\noindent The code in this project was written to illustrate a blog post and is not a full implementation of a paragraph ``parser''. It ignores a number of Lua\TeX's node types that might be encountered during parsing of the paragraph because it is designed purely to illustrate concepts discussed in the blog post which accompanies this project. Note too that the parser code is not recursive: for example, if you detect an {\tt hlist} or {\tt vlist} during parsing then you would need to use recursive behavior to descend into those boxes. This is not difficult to implement but, again, for simplicity it is not done here.
\vskip10mm
\let\lua\directlua % Don't change this.
\catcode`\~=12
{\noindent \bf Here is a typeset paragraph\vskip3mm }
\noindent For example, when \TeX{} typesets a paragraph of text and breaks it into a series of lines, it considers the paragraph's text as a sequence of boxes and uses the dimensions of those character boxes to find the best linebreaks. Each line of the paragraph is itself a box (containing other boxes---e.g., characters) and the typeset paragraph lines (boxes) are stacked (vertically) to produce the paragraph. Eventually, the largest box of all is produced: the typeset page. Clearly, this is a very simplified picture because you also need the ability to arbitrarily position those boxes and \TeX{} does this using so-called glue. Knuth commented (page 70 of The \TeX book) that ``glue'' probably should have been referred to as ``spring'' but the term glue was adopted early on and, to use Knuth's pun, it stuck.
\vskip10mm
{\noindent \bf Here is the same paragraph processed by a Lua\TeX{} callback \vskip3mm}
\lua{%
local HLIST = node.id("hlist")
local GLUE = node.id("glue")
local GLYPH = node.id("glyph")
local WHAT = node.id("whatsit")
function lineparse(line)
local box_order=line.glue_order
local box_ratio=line.glue_set
local box_sign=line.glue_sign %0 = normal, 1 = stretching, 2 = shrinking
% This loop uses a function to look for all lines of the typeset paragraph
% This function scans all the items in a typeset line of the paragraph
for n in node.traverse(line.head) do
% We have seen some glue: calculate its size, draw a box
if n.id == GLUE then
% glue parameters
local gwidth=n.width %horizontal or vertical displacement
local gstr=n.stretch %extra (+ve) displacement or stretch amount
local gstrord=n.stretch_order %factor applied to stretch amount
local gshr=n.shrink %extra (-ve) displacement or shrink amount
local gshrord=n.shrink_order %factor applied to shrink amount
local width=0
% This section is how TeX calculates glue settings
if box_sign==0 then %(normal)
width = gwidth
elseif box_sign==1 then %(stretch)
if gstrord == box_order then
width = gwidth + (box_ratio * gstr)
else
width = gwidth
end
elseif box_sign == 2 then %(shrink)
if gshrord == box_order then
width = gwidth - (box_ratio * gshr)
else
width = gwidth
end
end %if box_sign
% now calculate the glue's width in bp + draw a box.

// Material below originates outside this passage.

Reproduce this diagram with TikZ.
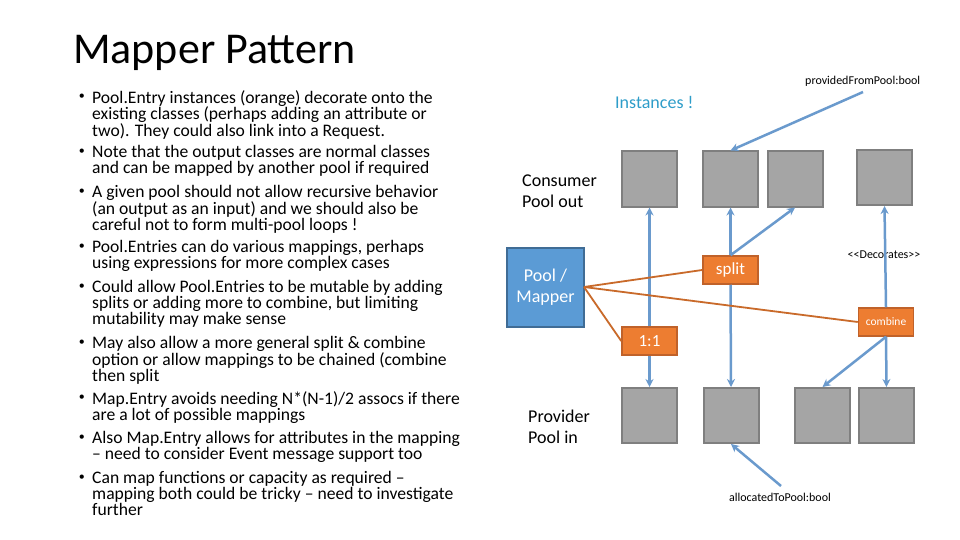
\documentclass[tikz,border=0pt]{standalone}
\usepackage{fontspec}
\setmainfont{Carlito}
\usetikzlibrary{arrows.meta}
\definecolor{mblue}{HTML}{5B9BD5}
\definecolor{lblue}{HTML}{6A9ACD}
\definecolor{morange}{HTML}{ED7D31}
\definecolor{oborder}{HTML}{C0622A}
\definecolor{gfill}{HTML}{A5A5A5}
\definecolor{gborder}{HTML}{7F7F7F}
\definecolor{cyanish}{HTML}{2E9DC9}
\begin{document}
\begin{tikzpicture}[x=1pt,y=-1pt,
  box/.style={draw=gborder,fill=gfill,line width=2pt,minimum width=55pt,minimum height=55pt,inner sep=0pt},
  op/.style={draw=oborder,fill=morange,line width=1.5pt,minimum width=55pt,minimum height=28pt,inner sep=0pt,text=white,font=\fontsize{17}{18}\selectfont},
  conn/.style={draw=lblue,line width=2.5pt,-{Stealth[length=8pt,width=8pt]}},
  oline/.style={draw=morange!85!black,line width=1.8pt},
  bul/.style={anchor=north west,inner sep=0pt,align=left,font=\fontsize{17.6}{15}\selectfont},
  lab/.style={inner sep=0pt,font=\fontsize{18}{21}\selectfont,align=left,anchor=west},
  small/.style={inner sep=0pt,font=\fontsize{12}{14}\selectfont}]
\useasboundingbox (0,0) rectangle (960,540);
\fill[white] (0,0) rectangle (960,540);
\node[anchor=west,inner sep=0pt,font=\fontsize{44}{46}\selectfont] (title) at (73,53) {Mapper Pattern};
% bullets
\foreach \y/\t [count=\i] in {
 90/{Pool.Entry instances (orange) decorate onto the\\existing classes (perhaps adding an attribute or\\two). They could also link into a Request.},
 145/{Note that the output classes are normal classes\\and can be mapped by another pool if required},
 185/{A given pool should not allow recursive behavior\\(an output as an input) and we should also be\\careful not to form multi-pool loops !},
 240/{Pool.Entries can do various mappings, perhaps\\using expressions for more complex cases},
 280/{Could allow Pool.Entries to be mutable by adding\\splits or adding more to combine, but limiting\\mutability may make sense},
 336/{May also allow a more general split \& combine\\option or allow mappings to be chained (combine\\then split},
 391/{Map.Entry avoids needing N*(N-1)/2 assocs if there\\are a lot of possible mappings},
 431/{Also Map.Entry allows for attributes in the mapping\\– need to consider Event message support too},
 471/{Can map functions or capacity as required –\\mapping both could be tricky – need to investigate\\further}}
 {\node[bul] (b\i) at (92,\y) {\t};
  \node[anchor=north east,inner sep=0pt,font=\fontsize{12}{15}\selectfont] (d\i) at (85,\y+4) {•};}
% labels
\node[lab,text=cyanish] (inst) at (615,102) {Instances !};
\node[lab] (cons) at (522,191) {Consumer\\Pool out};
\node[lab] (prov) at (528,427) {Provider\\Pool in};
\node[small,anchor=west] (pfp) at (805,81) {providedFromPool:bool};
\node[small] (dec) at (884,255) {{<}{<}Decorates{>}{>}};
\node[small] (atp) at (780,497) {allocatedToPool:bool};
% boxes
\node[box] (t1) at (649.5,179) {};
\node[box] (t2) at (730.5,179) {};
\node[box] (t3) at (795,179) {};
\node[box] (t4) at (884.5,177.5) {};
\node[box] (p1) at (649.5,415.5) {};
\node[box] (p2) at (731,415.5) {};
\node[box] (p3) at (822.5,415.5) {};
\node[box] (p4) at (886.5,415.5) {};
\node[draw=mblue!70!black,fill=mblue,line width=1.5pt,minimum width=77pt,minimum height=79pt,inner sep=0pt,text=white,align=center,font=\fontsize{18}{21}\selectfont] (pm) at (545.5,287.5) {Pool /\\Mapper};
\node[op] (split) at (730.5,270) {split};
\node[op,font=\fontsize{11.5}{12}\selectfont] (comb) at (886,322) {combine};
\node[op] (one) at (649.5,341) {1:1};
% connectors
\draw[conn] (one.north) -- (t1.south);
\draw[conn] (one.south) -- (p1.north);
\draw[conn] (split.north) -- (t2.south);
\draw[conn] (split.north) -- (t3.south);
\draw[conn] (split.south) -- (p2.north);
\draw[conn] (comb.north) -- (t4.south);
\draw[conn] (comb.south) -- (p4.north);
\draw[conn] (comb.south) -- (p3.north);
\coordinate (pfe) at (863,92);
\coordinate (ate) at (781,486);
\draw[conn] (pfe) -- (t2.north);
\draw[conn] (ate) -- (p2.south);
\coordinate (pmr) at (584,287);
\draw[oline] (pmr) -- (split.west);
\draw[oline] (pmr) -- (comb.west);
\draw[oline] (pmr) -- (one.west);
\end{tikzpicture}
\end{document}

if width > 0 then % don't bother with zero width glues
local pdfn=node.new(WHAT, "pdf_literal")
local wp = (width/65536)*(72/72.27)
pdfn.data=" 0.2 w 0 0 "..wp.." 5 re q 0.9 0.9 0.0 rg f Q "
pdfn.mode=0
% insert into the typeset paragraph
local np = n.prev
np.next=pdfn
pdfn.prev=np
pdfn.next=n
n.prev=pdfn
end
end % if n.id == GLUE
% Within the typeset line we've seen another hbox
if n.id == HLIST then
local nw = n.width
local nd= n.depth
local nh = n.height
local ns = n.shift
local hw = ((nw/65536)*(72/72.27))
local hd = ((nd/65536)*(72/72.27))
local hh = ((nh/65536)*(72/72.27))
local hs= ((ns/65536)*(72/72.27))
local pdfn=node.new(WHAT, "pdf_literal")
local tot=hd+hh %total height + depth
local ts = hd + hs %total height + any shift
pdfn.data=" 0.2 w 0 -"..ts.." "..hw.. " "..tot.." re q 0.9 0.0 0.0 rg f Q"
pdfn.mode=0
% insert into the typeset paragraph
local np = n.prev
np.next=pdfn
pdfn.prev=np
pdfn.next=n
n.prev=pdfn
end % if n.id == HLIST then
if n.id == GLYPH then
local nw = n.width
local nd= n.depth
local nh = n.height
local hw = ((nw/65536)*(72/72.27))
local hd = ((nd/65536)*(72/72.27))
local hh = ((nh/65536)*(72/72.27))
local tot=hd+hh %total height + depth
local pdfn=node.new(WHAT, "pdf_literal")
pdfn.data=" 0.2 w 0 -"..hd.." "..hw.. " "..tot.." re q 0.0 0.0 0.0 RG S Q"
pdfn.mode=0
% insert into the typeset paragraph
local np = n.prev
if np ~= nil then
np.next=pdfn
pdfn.prev=np
pdfn.next=n
n.prev=pdfn
elseif np == nil then
%First glyph at start of the list: special steps needed... May not always work...?
n.prev=pdfno
pdfn.next=n
line.head=pdfn
end
end % if n.id == GLYPH then
% Insert the line bounding box
local lw = line.width
local ld = line.depth
local lh = line.height
local lhw = ((lw/65536)*(72/72.27))
local lhd = ((ld/65536)*(72/72.27))
local lhh = ((lh/65536)*(72/72.27))
local ltot=lhd+lhh
local pdfn=node.new(WHAT, "pdf_literal")
pdfn.data=" 0.1 w 0 -"..lhd.." "..lhw.. " "..ltot.." re q 0.9 g f Q"
pdfn.mode=0
%local ln=line.head.next
pdfn.next=line.head
line.head=pdfn
end % for n in node.traverse
end % end of function
parsepara = function (head)
for line in node.traverse_id(HLIST, head) do
lineparse(line)
end
return head
end
}
\lua{callback.register("post_linebreak_filter", parsepara)}
\noindent For example, when \TeX{} typesets a paragraph of text and breaks it into a series of lines, it considers the paragraph's text as a sequence of boxes and uses the dimensions of those character boxes to find the best linebreaks. Each line of the paragraph is itself a box (containing other boxes---e.g., characters) and the typeset paragraph lines (boxes) are stacked (vertically) to produce the paragraph. Eventually, the largest box of all is produced: the typeset page. Clearly, this is a very simplified picture because you also need the ability to arbitrarily position those boxes and \TeX{} does this using so-called glue. Knuth commented (page 70 of The \TeX book) that ``glue'' probably should have been referred to as ``spring'' but the term glue was adopted early on and, to use Knuth's pun, it stuck.
\bye